The hada (肌, grain pattern) is visible only in good light and at the right angle. When steel is folded during forging, the layers create a surface structure similar to wood grain — flowing lines called itame (wood board grain), tighter circular patterns called mokume (wood burl), or fine parallel lines called masame. Different schools favored different hada patterns, making them another identifier for attribution.
The Tang (Nakago)
The nakago (茎) is the unpolished portion of the blade that extends inside the handle — the part you never see when the sword is mounted. It is the most important element for authentication and attribution.
Most swordsmiths carved their signature (mei) and often the date of manufacture into the nakago. The mei is carved on the outside face (the face that would be visible when the sword is worn edge-up at the waist) — a traditional convention. When a sword is submitted to the Society for the Preservation of Japanese Art Swords (NBTHK) for authentication, the nakago is examined closely: the shape, the file marks (yasuri-me), the patina of the iron, and the signature style are all assessed.
Original, unaltered nakago are crucial for value. A sword whose nakago has been shortened (to fit a different handle) or whose mei has been transferred from another blade is substantially less valuable than an intact original. Forged signatures — applied to unsigned blades or attributing famous smiths’ names to ordinary swords — have been a problem since the Edo period, and their detection is a specialist skill.
The Fittings (Tosogu)
- Tsuba (鍔) — the hand guard, often a canvas for miniature art
- Fuchi-kashira — collar and pommel cap, typically matching sets
- Menuki (目貫) — ornamental grips set under the wrap, visible on either side
- Habaki (鎺) — the blade collar that holds the sword in the scabbard
- Seppa — washers above and below the tsuba
The tsuba (鍔) became an art form in its own right during the Edo period, when swordsmiths and dedicated tosogu artists competed to produce the most inventive designs in iron, copper, shakudo (a copper-gold alloy that turns deep blue-black), and shibuichi (a silver-copper alloy). Classical themes — landscapes, plants, animals, mythological figures — were rendered in miniature with extraordinary delicacy. Museum collections of Japanese sword fittings are among the most specialized and beautiful in the decorative arts.
The Handle (Tsuka)
The tsuka (柄) is built over a wooden core (typically honoki, Japanese magnolia wood) shaped to grip the nakago. The core is wrapped first in ray skin (samegawa) — dried stingray or shark skin with a rough, pebbly texture that provides grip and prevents slippage. Over the samegawa, silk or cotton cord (tsuka-ito) is wrapped in a diamond pattern, with the menuki ornaments positioned to fall under the palm where they further secure the grip without discomfort.

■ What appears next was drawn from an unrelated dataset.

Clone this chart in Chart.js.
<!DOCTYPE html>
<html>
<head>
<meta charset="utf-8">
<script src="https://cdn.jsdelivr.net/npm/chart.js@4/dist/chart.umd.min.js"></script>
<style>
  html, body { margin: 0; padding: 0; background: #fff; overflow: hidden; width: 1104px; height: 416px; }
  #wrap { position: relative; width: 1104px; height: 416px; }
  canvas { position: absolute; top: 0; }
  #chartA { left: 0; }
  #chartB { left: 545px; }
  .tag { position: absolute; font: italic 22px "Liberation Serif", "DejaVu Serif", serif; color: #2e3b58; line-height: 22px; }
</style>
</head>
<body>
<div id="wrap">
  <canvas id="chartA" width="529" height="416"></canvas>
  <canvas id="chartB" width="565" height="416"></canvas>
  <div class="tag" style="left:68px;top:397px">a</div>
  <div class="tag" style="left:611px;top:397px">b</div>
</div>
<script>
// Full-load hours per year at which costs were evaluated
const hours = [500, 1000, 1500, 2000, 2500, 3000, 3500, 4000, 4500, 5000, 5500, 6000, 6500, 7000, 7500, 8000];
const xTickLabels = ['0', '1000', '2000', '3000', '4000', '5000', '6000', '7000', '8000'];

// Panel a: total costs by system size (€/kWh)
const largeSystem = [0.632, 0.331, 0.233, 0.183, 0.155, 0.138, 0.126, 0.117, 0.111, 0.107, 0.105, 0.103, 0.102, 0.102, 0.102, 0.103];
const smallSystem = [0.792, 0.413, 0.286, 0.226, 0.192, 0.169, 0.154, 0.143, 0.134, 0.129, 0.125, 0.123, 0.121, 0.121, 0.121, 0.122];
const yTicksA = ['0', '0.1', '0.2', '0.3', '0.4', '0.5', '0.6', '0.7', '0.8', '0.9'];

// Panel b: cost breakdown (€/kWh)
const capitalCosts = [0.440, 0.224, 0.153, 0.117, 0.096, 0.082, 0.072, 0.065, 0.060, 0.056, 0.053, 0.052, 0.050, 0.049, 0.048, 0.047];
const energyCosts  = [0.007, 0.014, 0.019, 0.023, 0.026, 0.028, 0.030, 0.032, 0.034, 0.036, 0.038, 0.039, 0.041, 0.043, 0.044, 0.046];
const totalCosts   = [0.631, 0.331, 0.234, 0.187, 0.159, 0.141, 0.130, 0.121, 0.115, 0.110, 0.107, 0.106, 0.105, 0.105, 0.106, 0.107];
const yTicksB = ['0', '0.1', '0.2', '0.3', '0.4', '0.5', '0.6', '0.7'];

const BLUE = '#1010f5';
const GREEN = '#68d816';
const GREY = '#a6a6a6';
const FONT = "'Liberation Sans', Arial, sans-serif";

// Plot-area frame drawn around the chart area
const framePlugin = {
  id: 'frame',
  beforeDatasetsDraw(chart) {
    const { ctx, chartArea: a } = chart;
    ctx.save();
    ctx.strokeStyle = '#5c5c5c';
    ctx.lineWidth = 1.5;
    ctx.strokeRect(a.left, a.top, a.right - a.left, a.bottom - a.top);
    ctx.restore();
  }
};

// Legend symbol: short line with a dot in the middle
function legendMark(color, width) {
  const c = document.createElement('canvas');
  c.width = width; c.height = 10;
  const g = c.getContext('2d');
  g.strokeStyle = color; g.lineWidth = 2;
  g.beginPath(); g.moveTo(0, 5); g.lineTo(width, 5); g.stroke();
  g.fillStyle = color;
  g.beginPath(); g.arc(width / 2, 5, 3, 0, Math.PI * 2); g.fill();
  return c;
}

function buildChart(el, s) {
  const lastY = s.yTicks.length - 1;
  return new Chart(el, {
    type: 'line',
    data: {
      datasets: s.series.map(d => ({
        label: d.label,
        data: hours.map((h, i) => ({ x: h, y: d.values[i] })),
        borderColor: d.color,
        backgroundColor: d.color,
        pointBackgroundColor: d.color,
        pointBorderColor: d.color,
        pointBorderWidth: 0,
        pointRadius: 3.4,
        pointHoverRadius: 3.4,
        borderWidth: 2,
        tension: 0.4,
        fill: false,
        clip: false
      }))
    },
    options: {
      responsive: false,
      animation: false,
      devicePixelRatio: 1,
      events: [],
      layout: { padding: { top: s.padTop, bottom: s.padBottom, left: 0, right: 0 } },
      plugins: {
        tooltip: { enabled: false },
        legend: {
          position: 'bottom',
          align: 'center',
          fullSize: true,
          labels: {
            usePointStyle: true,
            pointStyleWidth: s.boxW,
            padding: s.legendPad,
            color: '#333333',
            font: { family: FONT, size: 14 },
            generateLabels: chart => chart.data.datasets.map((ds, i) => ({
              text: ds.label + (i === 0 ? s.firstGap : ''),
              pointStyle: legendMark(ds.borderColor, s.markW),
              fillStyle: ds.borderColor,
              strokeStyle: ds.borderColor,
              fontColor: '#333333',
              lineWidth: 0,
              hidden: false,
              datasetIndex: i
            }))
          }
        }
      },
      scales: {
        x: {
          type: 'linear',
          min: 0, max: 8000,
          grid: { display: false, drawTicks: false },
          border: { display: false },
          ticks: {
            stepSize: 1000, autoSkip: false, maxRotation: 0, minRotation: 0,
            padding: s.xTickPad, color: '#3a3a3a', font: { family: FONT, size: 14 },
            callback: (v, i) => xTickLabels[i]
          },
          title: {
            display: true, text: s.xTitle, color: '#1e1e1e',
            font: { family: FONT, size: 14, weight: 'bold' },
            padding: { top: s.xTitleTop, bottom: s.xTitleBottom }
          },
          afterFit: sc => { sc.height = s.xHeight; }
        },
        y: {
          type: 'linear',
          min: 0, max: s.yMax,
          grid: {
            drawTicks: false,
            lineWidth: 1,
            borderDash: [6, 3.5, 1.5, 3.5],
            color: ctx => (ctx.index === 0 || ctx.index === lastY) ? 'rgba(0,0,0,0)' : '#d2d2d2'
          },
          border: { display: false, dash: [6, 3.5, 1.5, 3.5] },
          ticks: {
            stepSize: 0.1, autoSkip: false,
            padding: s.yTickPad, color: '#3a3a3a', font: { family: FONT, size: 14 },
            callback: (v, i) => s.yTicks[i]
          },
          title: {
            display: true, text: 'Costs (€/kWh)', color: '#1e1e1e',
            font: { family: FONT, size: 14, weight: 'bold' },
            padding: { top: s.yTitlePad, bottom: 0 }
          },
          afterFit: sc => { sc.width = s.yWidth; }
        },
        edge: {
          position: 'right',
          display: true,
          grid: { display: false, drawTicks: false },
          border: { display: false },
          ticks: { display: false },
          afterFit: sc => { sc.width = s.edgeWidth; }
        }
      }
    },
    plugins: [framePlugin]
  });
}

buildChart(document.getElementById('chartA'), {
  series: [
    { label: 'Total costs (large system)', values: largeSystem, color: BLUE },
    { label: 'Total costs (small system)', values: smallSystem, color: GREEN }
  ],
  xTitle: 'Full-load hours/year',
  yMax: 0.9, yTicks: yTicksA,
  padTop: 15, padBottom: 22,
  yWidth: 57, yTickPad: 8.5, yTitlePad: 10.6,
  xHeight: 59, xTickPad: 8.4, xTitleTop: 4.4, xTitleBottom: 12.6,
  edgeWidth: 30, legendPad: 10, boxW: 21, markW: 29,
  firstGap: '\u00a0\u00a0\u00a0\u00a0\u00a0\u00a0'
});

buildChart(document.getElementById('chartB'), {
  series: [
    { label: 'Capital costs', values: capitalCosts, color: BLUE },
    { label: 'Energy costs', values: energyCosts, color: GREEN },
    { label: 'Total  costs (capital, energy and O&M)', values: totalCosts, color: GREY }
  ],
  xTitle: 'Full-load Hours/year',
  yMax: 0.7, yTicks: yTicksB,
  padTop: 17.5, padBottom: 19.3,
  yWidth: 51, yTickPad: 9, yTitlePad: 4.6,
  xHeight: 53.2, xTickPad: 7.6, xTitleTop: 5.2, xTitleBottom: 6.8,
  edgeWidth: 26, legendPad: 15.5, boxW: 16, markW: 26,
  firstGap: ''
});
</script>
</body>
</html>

The wrap pattern — typically the standard diamond cross-wrap (hineri maki) — must be done with tension and precision. A loose tsuka-ito wrap is a safety concern; a poorly done one is immediately visible to any knowledgeable person. The tsuka of a well-made sword will last many decades before requiring rewrapping.
The Scabbard (Saya)
The saya (鞘) is made from magnolia wood in two halves, precisely hollowed to fit the blade’s exact profile, then glued and finished. Most saya are lacquered — in black, brown, or decorative patterns. The critical element is the koiguchi (鯉口, “carp’s mouth”) — the opening where the blade enters. It must fit the blade precisely, holding it securely but allowing a smooth draw. A perfectly fitted koiguchi holds the sword in place by friction alone, without any lock mechanism.
Sword maintenance involves the saya as well: uchiko (打粉) — a fine powder of polishing stone — is applied to the blade for cleaning, and the blade must always be stored in the saya, edge-up, to allow drainage of any moisture. A katana stored outside its saya in a humid environment will begin to rust rapidly.